Tadanori Yokoo
- Destination the Teshima Art House Project -
Friday, 7 September – Saturday, 6 October, 2012
Opening Hours:
12:00-18:00 *closed on Mon., Sun., and Holidays
Venue:
SCAI THE BATHHOUSE
With his unique aesthetic sense and shocking, intense depictions, Tadanori Yokoo has been a major presence in the art world--and on the culture scene as a whole--ever since the 1960s. His work is ardently supported by a truly broad range of people.
Yokoo is working on plans for a new space scheduled to open next year on Teshima Island in Kagawa Prefecture as part of the Setouchi International Art Festival designed by architect Yuko Nagayama. This exhibition "Tadanori Yokoo--Destination the Teshima Art House Project--," is based on Yokoo's ideas for Teshima, and will include Nagayama's architectural models.
The exhibition features two paintings due to be installed in the new space on Teshima, and also presents a new installation created in the image of Teshima using waterfall postcards.
The works exhibited at the show consistently evoke feelings of life and death.
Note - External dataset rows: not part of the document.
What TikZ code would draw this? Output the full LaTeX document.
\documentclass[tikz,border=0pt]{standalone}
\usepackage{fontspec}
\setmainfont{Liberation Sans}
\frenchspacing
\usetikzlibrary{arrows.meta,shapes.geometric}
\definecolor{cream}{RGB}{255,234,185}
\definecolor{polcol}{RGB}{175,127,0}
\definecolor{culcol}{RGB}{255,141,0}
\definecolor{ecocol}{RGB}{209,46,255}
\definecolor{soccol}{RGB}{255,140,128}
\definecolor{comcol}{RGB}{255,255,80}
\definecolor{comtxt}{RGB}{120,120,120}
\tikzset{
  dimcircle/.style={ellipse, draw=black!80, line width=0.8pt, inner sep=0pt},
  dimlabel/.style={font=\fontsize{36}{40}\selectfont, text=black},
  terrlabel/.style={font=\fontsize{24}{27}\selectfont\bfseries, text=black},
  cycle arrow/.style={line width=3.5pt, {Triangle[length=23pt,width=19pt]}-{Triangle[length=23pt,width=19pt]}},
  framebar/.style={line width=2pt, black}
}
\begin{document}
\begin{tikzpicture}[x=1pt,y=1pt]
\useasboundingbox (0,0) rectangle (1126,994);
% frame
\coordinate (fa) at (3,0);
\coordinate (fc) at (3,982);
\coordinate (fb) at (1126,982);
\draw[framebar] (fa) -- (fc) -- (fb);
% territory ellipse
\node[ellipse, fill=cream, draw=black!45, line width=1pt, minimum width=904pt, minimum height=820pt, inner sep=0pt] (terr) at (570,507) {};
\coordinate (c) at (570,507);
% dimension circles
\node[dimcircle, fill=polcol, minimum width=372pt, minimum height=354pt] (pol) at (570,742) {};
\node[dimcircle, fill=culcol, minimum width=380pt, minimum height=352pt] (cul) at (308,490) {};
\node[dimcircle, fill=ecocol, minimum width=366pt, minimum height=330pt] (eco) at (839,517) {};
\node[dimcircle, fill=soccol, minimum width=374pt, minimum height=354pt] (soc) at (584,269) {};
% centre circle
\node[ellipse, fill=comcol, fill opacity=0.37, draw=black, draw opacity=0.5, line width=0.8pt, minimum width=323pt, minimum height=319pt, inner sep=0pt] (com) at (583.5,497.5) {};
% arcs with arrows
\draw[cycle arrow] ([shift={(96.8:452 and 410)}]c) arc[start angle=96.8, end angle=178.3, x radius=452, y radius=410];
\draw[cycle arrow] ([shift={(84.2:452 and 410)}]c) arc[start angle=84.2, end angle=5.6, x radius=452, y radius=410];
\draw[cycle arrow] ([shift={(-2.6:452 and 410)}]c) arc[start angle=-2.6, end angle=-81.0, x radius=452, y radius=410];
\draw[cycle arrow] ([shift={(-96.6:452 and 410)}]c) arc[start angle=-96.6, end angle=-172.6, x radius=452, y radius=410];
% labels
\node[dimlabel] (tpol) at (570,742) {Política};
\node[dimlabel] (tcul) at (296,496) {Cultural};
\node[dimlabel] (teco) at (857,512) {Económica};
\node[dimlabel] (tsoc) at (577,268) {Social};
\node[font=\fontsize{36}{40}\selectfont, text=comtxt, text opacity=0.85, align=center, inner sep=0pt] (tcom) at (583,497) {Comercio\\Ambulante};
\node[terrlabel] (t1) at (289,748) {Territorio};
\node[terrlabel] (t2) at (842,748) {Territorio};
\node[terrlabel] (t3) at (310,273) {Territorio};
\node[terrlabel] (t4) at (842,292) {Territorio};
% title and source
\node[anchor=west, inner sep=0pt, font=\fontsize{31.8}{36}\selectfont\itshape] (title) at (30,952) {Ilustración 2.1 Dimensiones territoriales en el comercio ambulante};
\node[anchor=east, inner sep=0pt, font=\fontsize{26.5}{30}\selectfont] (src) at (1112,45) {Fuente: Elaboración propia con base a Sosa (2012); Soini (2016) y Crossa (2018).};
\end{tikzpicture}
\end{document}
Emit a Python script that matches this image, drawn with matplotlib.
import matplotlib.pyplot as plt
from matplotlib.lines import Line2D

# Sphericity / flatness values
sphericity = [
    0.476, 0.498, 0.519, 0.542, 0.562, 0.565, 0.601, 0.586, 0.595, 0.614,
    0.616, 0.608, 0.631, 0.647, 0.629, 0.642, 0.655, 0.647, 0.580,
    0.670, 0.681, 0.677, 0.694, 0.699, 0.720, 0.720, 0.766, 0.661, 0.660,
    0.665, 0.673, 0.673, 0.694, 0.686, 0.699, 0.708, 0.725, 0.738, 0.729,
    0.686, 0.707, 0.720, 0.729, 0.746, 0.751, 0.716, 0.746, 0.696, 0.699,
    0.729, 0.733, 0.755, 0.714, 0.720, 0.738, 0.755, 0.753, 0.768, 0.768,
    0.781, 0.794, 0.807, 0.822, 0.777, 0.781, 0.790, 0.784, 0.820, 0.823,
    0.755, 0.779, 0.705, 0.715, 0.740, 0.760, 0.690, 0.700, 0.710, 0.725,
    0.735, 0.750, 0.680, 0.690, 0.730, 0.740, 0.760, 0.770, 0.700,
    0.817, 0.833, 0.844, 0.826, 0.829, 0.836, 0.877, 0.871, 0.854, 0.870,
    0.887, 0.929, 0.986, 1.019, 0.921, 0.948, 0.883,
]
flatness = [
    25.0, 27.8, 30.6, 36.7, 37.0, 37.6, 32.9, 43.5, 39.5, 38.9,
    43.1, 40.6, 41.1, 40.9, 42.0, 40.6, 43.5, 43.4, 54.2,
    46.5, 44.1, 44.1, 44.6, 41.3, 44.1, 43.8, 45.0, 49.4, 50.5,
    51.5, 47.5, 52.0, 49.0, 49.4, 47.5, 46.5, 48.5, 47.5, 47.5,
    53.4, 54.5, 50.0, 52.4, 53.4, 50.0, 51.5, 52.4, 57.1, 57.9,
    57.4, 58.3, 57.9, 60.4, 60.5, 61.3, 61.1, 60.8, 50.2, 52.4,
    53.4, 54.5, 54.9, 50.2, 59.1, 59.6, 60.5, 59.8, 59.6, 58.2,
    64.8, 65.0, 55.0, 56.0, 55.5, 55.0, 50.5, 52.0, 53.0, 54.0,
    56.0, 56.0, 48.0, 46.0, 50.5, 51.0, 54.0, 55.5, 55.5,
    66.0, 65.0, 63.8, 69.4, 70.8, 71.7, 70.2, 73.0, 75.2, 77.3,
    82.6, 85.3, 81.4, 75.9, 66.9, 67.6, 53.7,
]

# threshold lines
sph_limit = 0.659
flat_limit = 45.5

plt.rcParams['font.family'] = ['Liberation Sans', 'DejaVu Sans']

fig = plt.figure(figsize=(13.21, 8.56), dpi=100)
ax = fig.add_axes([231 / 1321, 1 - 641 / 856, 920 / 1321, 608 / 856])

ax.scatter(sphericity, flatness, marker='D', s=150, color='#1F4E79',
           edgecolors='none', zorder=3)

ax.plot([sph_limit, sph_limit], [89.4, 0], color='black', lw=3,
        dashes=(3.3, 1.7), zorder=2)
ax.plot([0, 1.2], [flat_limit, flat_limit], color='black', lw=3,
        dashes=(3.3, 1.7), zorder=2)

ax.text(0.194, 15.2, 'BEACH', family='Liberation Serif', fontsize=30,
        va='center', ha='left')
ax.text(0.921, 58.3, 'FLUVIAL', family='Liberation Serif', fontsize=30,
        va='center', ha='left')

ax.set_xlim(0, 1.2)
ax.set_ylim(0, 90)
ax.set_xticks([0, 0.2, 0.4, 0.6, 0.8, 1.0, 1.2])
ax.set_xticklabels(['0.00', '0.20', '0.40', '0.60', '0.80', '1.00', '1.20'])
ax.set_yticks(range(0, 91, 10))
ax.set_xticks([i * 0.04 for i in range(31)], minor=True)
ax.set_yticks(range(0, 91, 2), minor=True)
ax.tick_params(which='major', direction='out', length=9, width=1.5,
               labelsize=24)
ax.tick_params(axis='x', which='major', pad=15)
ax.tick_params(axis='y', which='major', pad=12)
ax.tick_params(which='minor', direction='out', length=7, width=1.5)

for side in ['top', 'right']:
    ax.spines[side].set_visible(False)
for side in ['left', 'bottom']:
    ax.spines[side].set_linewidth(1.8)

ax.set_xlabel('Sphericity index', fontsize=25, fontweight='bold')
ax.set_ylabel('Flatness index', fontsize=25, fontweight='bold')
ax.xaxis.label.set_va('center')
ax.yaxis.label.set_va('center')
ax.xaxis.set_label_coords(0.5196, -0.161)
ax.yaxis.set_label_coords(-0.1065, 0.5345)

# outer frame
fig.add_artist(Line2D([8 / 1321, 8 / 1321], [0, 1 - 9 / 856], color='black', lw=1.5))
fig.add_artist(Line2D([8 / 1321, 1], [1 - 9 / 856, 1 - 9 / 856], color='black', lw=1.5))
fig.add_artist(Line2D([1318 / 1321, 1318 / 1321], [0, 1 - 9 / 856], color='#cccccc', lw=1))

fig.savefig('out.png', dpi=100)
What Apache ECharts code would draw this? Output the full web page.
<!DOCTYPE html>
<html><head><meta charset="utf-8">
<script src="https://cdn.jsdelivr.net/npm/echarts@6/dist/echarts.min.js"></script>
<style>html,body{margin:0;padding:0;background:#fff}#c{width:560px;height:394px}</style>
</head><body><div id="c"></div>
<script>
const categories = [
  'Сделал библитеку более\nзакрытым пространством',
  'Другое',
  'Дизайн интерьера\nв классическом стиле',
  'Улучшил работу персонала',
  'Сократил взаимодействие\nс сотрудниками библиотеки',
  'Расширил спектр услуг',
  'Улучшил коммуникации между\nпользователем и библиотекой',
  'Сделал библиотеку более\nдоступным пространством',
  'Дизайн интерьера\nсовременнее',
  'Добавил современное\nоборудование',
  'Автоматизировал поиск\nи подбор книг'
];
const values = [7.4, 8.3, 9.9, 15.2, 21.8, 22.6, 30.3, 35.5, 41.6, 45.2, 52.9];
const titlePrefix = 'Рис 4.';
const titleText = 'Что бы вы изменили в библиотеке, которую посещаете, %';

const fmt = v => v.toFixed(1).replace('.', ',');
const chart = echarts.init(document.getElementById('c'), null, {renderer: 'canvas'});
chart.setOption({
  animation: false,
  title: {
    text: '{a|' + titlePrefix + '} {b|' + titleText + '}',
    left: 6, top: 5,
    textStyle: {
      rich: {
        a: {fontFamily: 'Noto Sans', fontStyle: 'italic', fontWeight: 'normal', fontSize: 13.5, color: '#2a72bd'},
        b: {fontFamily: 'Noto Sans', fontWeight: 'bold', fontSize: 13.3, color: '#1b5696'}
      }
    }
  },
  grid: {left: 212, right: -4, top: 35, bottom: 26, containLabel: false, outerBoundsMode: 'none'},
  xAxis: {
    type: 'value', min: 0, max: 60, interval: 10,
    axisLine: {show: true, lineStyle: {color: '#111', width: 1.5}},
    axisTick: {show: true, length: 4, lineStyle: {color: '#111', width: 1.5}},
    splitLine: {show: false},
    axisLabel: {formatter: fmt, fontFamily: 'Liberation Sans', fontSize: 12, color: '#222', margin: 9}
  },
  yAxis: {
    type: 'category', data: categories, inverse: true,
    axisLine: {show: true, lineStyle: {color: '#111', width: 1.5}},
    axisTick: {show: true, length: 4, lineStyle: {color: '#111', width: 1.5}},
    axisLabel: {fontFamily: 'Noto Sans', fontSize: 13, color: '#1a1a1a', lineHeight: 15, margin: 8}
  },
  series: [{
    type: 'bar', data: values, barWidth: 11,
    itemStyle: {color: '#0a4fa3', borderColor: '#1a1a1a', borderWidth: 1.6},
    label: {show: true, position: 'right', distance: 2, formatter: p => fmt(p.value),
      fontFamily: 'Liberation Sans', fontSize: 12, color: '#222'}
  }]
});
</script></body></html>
However, as with the Teshima Art House concept, which is founded on the idea "Living well is dying well," the works do not suggest that death is negative, but rather a presence that we must never forget, one that resides right next to life.
The new space on Teshima Island will attempt to convey a way of life in which one is surrounded by art, even when confronting death, and communicate how rich and happy such a life can be. Evoking strong feelings about life and death, the works of Tadanori Yokoo could be said to always embody such sentiments. So Yokoo may likely be the most appropriate artist to express this concept.